BREAST OF CHICKEN PAPRIKA 
6 whole chicken breasts (4 lb. in all)
4 tbsp. butter
1 lb. sm. white onions
1 c. chopped onion
8 sm. carrots
2 (10 3/4 oz.) cans condensed chicken broth
2 tbsp. paprika
2 tsp. salt
1/3 c. flour
1/2 c. dry white wine
2 c. dairy sour cream

1. Wash chicken breasts well; pat dry with paper towels. Cut each in half; remove skin and discard.

2. Brown chicken pieces, half at a time, in 2 tablespoons hot butter in large, heavy skillet or Dutch oven. Remove as browned.

3. In same skillet, saute whole and chopped onions in remaining 2 tablespoons butter until lightly browned.

4. Cut carrots into 1 1/2 inch pieces. Add to onions; saute 1 or 2 minutes. Add undiluted chicken broth, paprika and salt.

5. Return chicken to skillet, overlapping pieces. Bring to boiling; reduce heat, and simmer, covered, 15 minutes. Rearrange chicken so top pieces are on bottom, for more even cooking. Simmer, covered, 25 minutes longer, or until chicken is tender.

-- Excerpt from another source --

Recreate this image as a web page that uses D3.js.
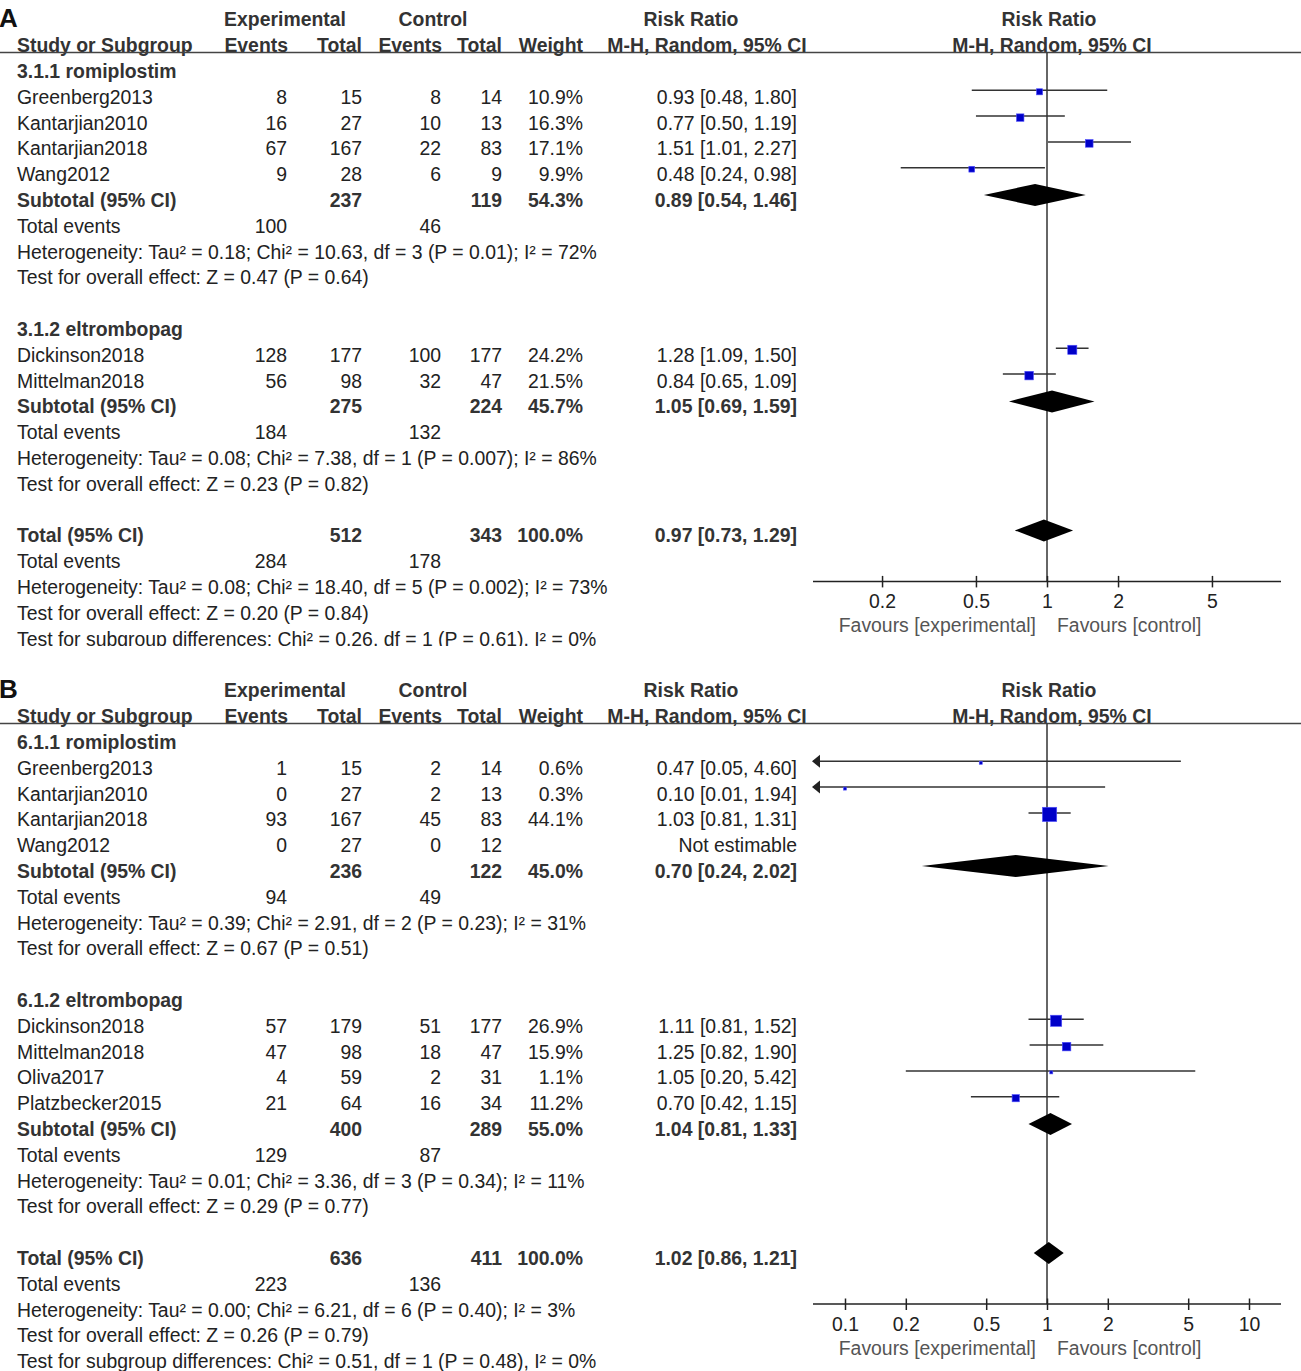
<!DOCTYPE html>
<html>
<head>
<meta charset="utf-8">
<script src="https://cdn.jsdelivr.net/npm/d3@7"></script>
<style>
  body { margin: 0; background: #fff; }
  text { font-family: 'Liberation Sans', Arial, sans-serif; }
</style>
</head>
<body>
<script>
// ---- data, panel A ----
var subgroupsA = ["3.1.1 romiplostim", "3.1.2 eltrombopag"];
// name, expEvents, expTotal, ctlEvents, ctlTotal, weight, rr, lo, hi, subgroup
var studiesA = [
  ["Greenberg2013", 8, 15, 8, 14, 10.9, 0.93, 0.48, 1.80, 0],
  ["Kantarjian2010", 16, 27, 10, 13, 16.3, 0.77, 0.50, 1.19, 0],
  ["Kantarjian2018", 67, 167, 22, 83, 17.1, 1.51, 1.01, 2.27, 0],
  ["Wang2012", 9, 28, 6, 9, 9.9, 0.48, 0.24, 0.98, 0],
  ["Dickinson2018", 128, 177, 100, 177, 24.2, 1.28, 1.09, 1.50, 1],
  ["Mittelman2018", 56, 98, 32, 47, 21.5, 0.84, 0.65, 1.09, 1]
];
// expTotal, ctlTotal, weight, rr, lo, hi, expEvents, ctlEvents
var subtotalsA = [
  [237, 119, 54.3, 0.89, 0.54, 1.46, 100, 46],
  [275, 224, 45.7, 1.05, 0.69, 1.59, 184, 132]
];
var totalA = [512, 343, 100.0, 0.97, 0.73, 1.29, 284, 178];
var hetA = [
  "Heterogeneity: Tau² = 0.18; Chi² = 10.63, df = 3 (P = 0.01); I² = 72%",
  "Heterogeneity: Tau² = 0.08; Chi² = 7.38, df = 1 (P = 0.007); I² = 86%",
  "Heterogeneity: Tau² = 0.08; Chi² = 18.40, df = 5 (P = 0.002); I² = 73%"
];
var effectA = [
  "Test for overall effect: Z = 0.47 (P = 0.64)",
  "Test for overall effect: Z = 0.23 (P = 0.82)",
  "Test for overall effect: Z = 0.20 (P = 0.84)"
];
var subgroupTestA = "Test for subgroup differences: Chi² = 0.26, df = 1 (P = 0.61), I² = 0%";
var ticksA = [0.2, 0.5, 1, 2, 5];

// ---- data, panel B ----
var subgroupsB = ["6.1.1 romiplostim", "6.1.2 eltrombopag"];
var studiesB = [
  ["Greenberg2013", 1, 15, 2, 14, 0.6, 0.47, 0.05, 4.60, 0],
  ["Kantarjian2010", 0, 27, 2, 13, 0.3, 0.10, 0.01, 1.94, 0],
  ["Kantarjian2018", 93, 167, 45, 83, 44.1, 1.03, 0.81, 1.31, 0],
  ["Wang2012", 0, 27, 0, 12, null, null, null, null, 0],
  ["Dickinson2018", 57, 179, 51, 177, 26.9, 1.11, 0.81, 1.52, 1],
  ["Mittelman2018", 47, 98, 18, 47, 15.9, 1.25, 0.82, 1.90, 1],
  ["Oliva2017", 4, 59, 2, 31, 1.1, 1.05, 0.20, 5.42, 1],
  ["Platzbecker2015", 21, 64, 16, 34, 11.2, 0.70, 0.42, 1.15, 1]
];
var subtotalsB = [
  [236, 122, 45.0, 0.70, 0.24, 2.02, 94, 49],
  [400, 289, 55.0, 1.04, 0.81, 1.33, 129, 87]
];
var totalB = [636, 411, 100.0, 1.02, 0.86, 1.21, 223, 136];
var hetB = [
  "Heterogeneity: Tau² = 0.39; Chi² = 2.91, df = 2 (P = 0.23); I² = 31%",
  "Heterogeneity: Tau² = 0.01; Chi² = 3.36, df = 3 (P = 0.34); I² = 11%",
  "Heterogeneity: Tau² = 0.00; Chi² = 6.21, df = 6 (P = 0.40); I² = 3%"
];
var effectB = [
  "Test for overall effect: Z = 0.67 (P = 0.51)",
  "Test for overall effect: Z = 0.29 (P = 0.77)",
  "Test for overall effect: Z = 0.26 (P = 0.79)"
];
var subgroupTestB = "Test for subgroup differences: Chi² = 0.51, df = 1 (P = 0.48), I² = 0%";
var ticksB = [0.1, 0.2, 0.5, 1, 2, 5, 10];

// ---- layout ----
var W = 1301, H = 1371;
var rowH = 25.8;
var fs = 19.4;
var colName = 17, colEE = 287, colET = 362, colCE = 441, colCT = 502, colW = 583, colCI = 797;
var axisLeft = 813, axisRight = 1281;
var txt = "#222";

var svg = d3.select("body").append("svg").attr("width", W).attr("height", H);

function fmtCI(r, l, h) {
  return r.toFixed(2) + " [" + l.toFixed(2) + ", " + h.toFixed(2) + "]";
}

function buildRows(subgroups, studies, subtotals, total, het, effect, sgTest) {
  var rows = [];
  subgroups.forEach(function (sg, g) {
    rows.push({ type: "label", name: sg });
    studies.filter(function (s) { return s[9] === g; }).forEach(function (s) {
      rows.push({ type: "study", d: s });
    });
    var st = subtotals[g];
    rows.push({ type: "sum", name: "Subtotal (95% CI)", d: st });
    rows.push({ type: "events", d: st });
    rows.push({ type: "note", name: het[g] });
    rows.push({ type: "note", name: effect[g] });
    rows.push({ type: "blank" });
  });
  rows.push({ type: "sum", name: "Total (95% CI)", d: total, big: true });
  rows.push({ type: "events", d: total });
  rows.push({ type: "note", name: het[2] });
  rows.push({ type: "note", name: effect[2] });
  rows.push({ type: "note", name: sgTest });
  return rows;
}

function drawPanel(opt) {
  var g = svg.append("g");
  if (opt.clip) {
    svg.append("clipPath").attr("id", opt.id + "clip")
      .append("rect").attr("x", 0).attr("y", opt.top - 20).attr("width", W).attr("height", opt.clip - opt.top + 20);
    g.attr("clip-path", "url(#" + opt.id + "clip)");
  }
  var y0 = opt.top + 71; // first row text centre
  var rows = buildRows(opt.subgroups, opt.studies, opt.subtotals, opt.total, opt.het, opt.effect, opt.sgTest);
  var totalIdx = rows.findIndex(function (r) { return r.big; });
  var ruleY = opt.top + 52.5;
  var axisY = y0 + totalIdx * rowH + 46;

  var x = d3.scaleLog().domain([0.1, 10]).range([1047 - opt.decade, 1047 + opt.decade]);

  function t(xp, yc, s, anchor, bold, fill) {
    g.append("text").attr("x", xp).attr("y", yc + 7)
      .attr("text-anchor", anchor || "start")
      .attr("font-size", fs)
      .attr("font-weight", bold ? "bold" : "normal")
      .attr("fill", fill || txt)
      .text(s);
  }

  // panel letter
  g.append("text").attr("x", -1).attr("y", opt.top + 27).attr("font-size", 26)
    .attr("font-weight", "bold").attr("fill", "#111").text(opt.letter);

  // headers
  var h1 = opt.top + 19, h2 = opt.top + 45;
  t(285, h1, "Experimental", "middle", true, "#333");
  t(433, h1, "Control", "middle", true, "#333");
  t(691, h1, "Risk Ratio", "middle", true, "#333");
  t(1049, h1, "Risk Ratio", "middle", true, "#333");
  t(colName, h2, "Study or Subgroup", "start", true, "#333");
  t(colEE + 1, h2, "Events", "end", true, "#333");
  t(colET, h2, "Total", "end", true, "#333");
  t(colCE + 1, h2, "Events", "end", true, "#333");
  t(colCT, h2, "Total", "end", true, "#333");
  t(colW, h2, "Weight", "end", true, "#333");
  t(707, h2, "M-H, Random, 95% CI", "middle", true, "#333");
  t(1052, h2, "M-H, Random, 95% CI", "middle", true, "#333");
  g.append("line").attr("x1", 0).attr("x2", W).attr("y1", ruleY).attr("y2", ruleY)
    .attr("stroke", "#444").attr("stroke-width", 1.6);

  // reference line at 1
  g.append("line").attr("x1", x(1)).attr("x2", x(1)).attr("y1", ruleY).attr("y2", axisY)
    .attr("stroke", "#333").attr("stroke-width", 1.5);

  rows.forEach(function (r, i) {
    var yc = y0 + i * rowH;
    var ym = yc - 6.5;
    if (r.type === "label") {
      t(colName, yc, r.name, "start", true, "#333");
    } else if (r.type === "study") {
      var d = r.d;
      t(colName, yc, d[0]);
      t(colEE, yc, d[1], "end");
      t(colET, yc, d[2], "end");
      t(colCE, yc, d[3], "end");
      t(colCT, yc, d[4], "end");
      if (d[5] === null) {
        t(colCI, yc, "Not estimable", "end");
        return;
      }
      t(colW, yc, d[5].toFixed(1) + "%", "end");
      t(colCI, yc, fmtCI(d[6], d[7], d[8]), "end");
      var lo = x(d[7]) < axisLeft ? axisLeft : x(d[7]);
      var hi = x(d[8]) > axisRight ? axisRight : x(d[8]);
      g.append("line").attr("x1", lo).attr("x2", hi).attr("y1", ym).attr("y2", ym)
        .attr("stroke", "#333").attr("stroke-width", 1.5);
      if (x(d[7]) < axisLeft) {
        g.append("path").attr("d", "M" + (axisLeft - 1) + "," + ym + "l8,-6.5v13z").attr("fill", "#222");
      }
      var side = Math.max(3, opt.sq * Math.sqrt(d[5]));
      g.append("rect").attr("x", x(d[6]) - side / 2).attr("y", ym + 1.5 - side / 2)
        .attr("width", side).attr("height", side)
        .attr("fill", "#0000c8").attr("stroke", "#5050ff").attr("stroke-width", 0.6);
    } else if (r.type === "sum") {
      var s = r.d;
      t(colName, yc, r.name, "start", true, "#333");
      t(colET, yc, s[0], "end", true, "#333");
      t(colCT, yc, s[1], "end", true, "#333");
      t(colW, yc, s[2].toFixed(1) + "%", "end", true, "#333");
      t(colCI, yc, fmtCI(s[3], s[4], s[5]), "end", true, "#333");
      var yd = yc - 5;
      var pts = [[x(s[4]), yd], [x(s[3]), yd - 11], [x(s[5]), yd], [x(s[3]), yd + 11]];
      g.append("path").attr("d", d3.line()(pts) + "Z").attr("fill", "#000");
    } else if (r.type === "events") {
      t(colName, yc, "Total events");
      t(colEE, yc, r.d[6], "end");
      t(colCE, yc, r.d[7], "end");
    } else if (r.type === "note") {
      t(colName, yc, r.name);
    }
  });

  // axis
  g.append("line").attr("x1", axisLeft).attr("x2", axisRight).attr("y1", axisY).attr("y2", axisY)
    .attr("stroke", "#222").attr("stroke-width", 1.5);
  var ax = g.append("g").attr("transform", "translate(0," + axisY + ")")
    .call(d3.axisBottom(x).tickValues(opt.ticks).tickFormat(function (v) { return String(v); }).tickSize(6));
  ax.select(".domain").remove();
  ax.selectAll(".tick line").attr("y1", -5.5).attr("y2", 6).attr("stroke", "#222").attr("stroke-width", 1.5);
  ax.selectAll(".tick text").attr("y", 27).attr("dy", null).attr("font-size", fs)
    .attr("fill", "#222").attr("font-family", "'Liberation Sans', Arial, sans-serif");

  t(x(1) - 11, axisY + 44, "Favours [experimental]", "end", false, "#555");
  t(x(1) + 10, axisY + 44, "Favours [control]", "start", false, "#555");
}

drawPanel({
  id: "a", letter: "A", top: 0, clip: 646, decade: 236, sq: 1.85,
  subgroups: subgroupsA, studies: studiesA, subtotals: subtotalsA, total: totalA,
  het: hetA, effect: effectA, sgTest: subgroupTestA, ticks: ticksA
});
drawPanel({
  id: "b", letter: "B", top: 671, clip: null, decade: 202, sq: 2.15,
  subgroups: subgroupsB, studies: studiesB, subtotals: subtotalsB, total: totalB,
  het: hetB, effect: effectB, sgTest: subgroupTestB, ticks: ticksB
});
</script>
</body>
</html>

6. Remove chicken pieces to large freezer container.

7. In small bowl, blend flour with wine to make smooth paste. Stir into hot liquid in skillet until smooth. (You should have about 3 1/2 cups liquid.)

8. Bring to boiling, stirring; reduce heat and simmer 2 minutes. Pour sauce over chicken. Cool quickly; freezer wrap; freeze.

9. To serve; thaw in refrigerator overnight. Place chicken and sauce in large skillet or Dutch oven; reheat slowly. Remove chicken to warm serving platter.

10. Slowly stir sour cream into gravy; heat gently 1 or 2 minutes, but do not boil. Makes 8 to 10 servings.